AnalyticsJob
extends MediaJob
in package
A media job used to periodically calculate summary statistics about group, thread, page, and query impressions.
Table of Contents
- NUM_TIMES_INTERVAL = 50
- For size and time distributions the number of times the minimal recorded interval (DOWNLOAD_SIZE_INTERVAL for size) to check for pages with that size/download time
- STATISTIC_REFRESH_RATE = \seekquarry\yioop\configs\ANALYTICS_UPDATE_INTERVAL / 2
- While computing the statistics page, number of seconds until a page refresh and save of progress so far occurs
- $controller : object
- If MediaJob was instantiated in the web app, the controller that instatiated it
- $crawl_model : object
- Used to get crawl seed info
- $impression_model : object
- Used to get statistics from DBMS about wiki and thread views
- $machine_model : object
- Used to determine which queue servers are available and which might have information about a crawl
- $media_updater : object
- If the MediaJob was instantiated in a MediaUpdater, this is a reference to that updater
- $name_server_does_client_tasks : bool
- Whether to run the job's client tasks on the name server in addition to prepareTasks and finishTasks
- $name_server_does_client_tasks_only : bool
- Whether this MediaJob performs name server only tasks
- $phrase_model : object
- Used to get crawl statistics about the number of various HTTP response requests seen during a crawl
- $tasks : array<string|int, mixed>
- The most recently received from the name server tasks for this MediaJob
- $update_time : int
- Time in current epoch when analytics last updated
- __construct() : mixed
- Instiates the MediaJob with a reference to the object that instatiated it
- checkPrerequisites() : bool
- Only update if its been more than an hour since the last update
- computeCrawlStatistics() : mixed
- Runs the queries necessary to determine httpd code distribution, filetype distribution, num hosts, language distribution, os distribution, server distribution, site distribution, file size distribution, download time distribution, etc for a web crawl for which statistics have been requested but not yet computed.
- countQuery() : int
- Performs the provided $query of a web crawl (potentially distributed across queue servers).

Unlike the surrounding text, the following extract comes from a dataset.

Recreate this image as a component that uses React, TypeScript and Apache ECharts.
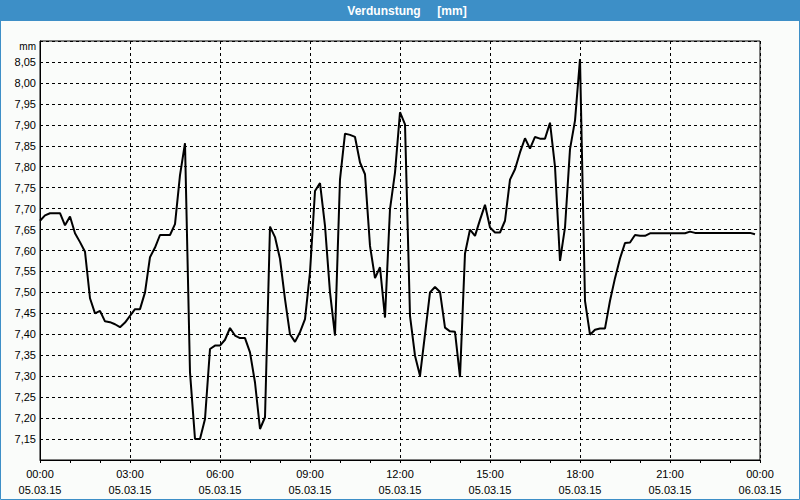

Returns the count of the number of results that would be returned by that query.
- doTasks() : mixed
- Calls ImpressionModel to actually calculate various impression totals since the last update
- execNameServer() : array<string|int, mixed>
- Executes a method on the name server's JobController.
- finishTasks() : mixed
- This method is called on the name server to finish processing any data returned by MediaUpdater clients.
- getCurrentMachine() : string
- Returns a hash of the url of the current machine based on the value saved to self::current_machine_info_file by a machine statuses request
- getJobName() : string
- Gets the class name (less namespace and the word Job ) of the current MediaJob
- getTasks() : array<string|int, mixed>
- Method called from JobController when a MediaUpdater client contacts the name server's web app. This method is supposed to marshal any data on the name server that the requesting client should process.
- init() : mixed
- Initializes the time of last analytics update
- nondistributedTasks() : mixed
- For now analytics update is only done on name server as Yioop currently only supports one DBMS at a time.
- prepareTasks() : mixed
- This method is called on the name server to prepare data for any MediaUpdater clients.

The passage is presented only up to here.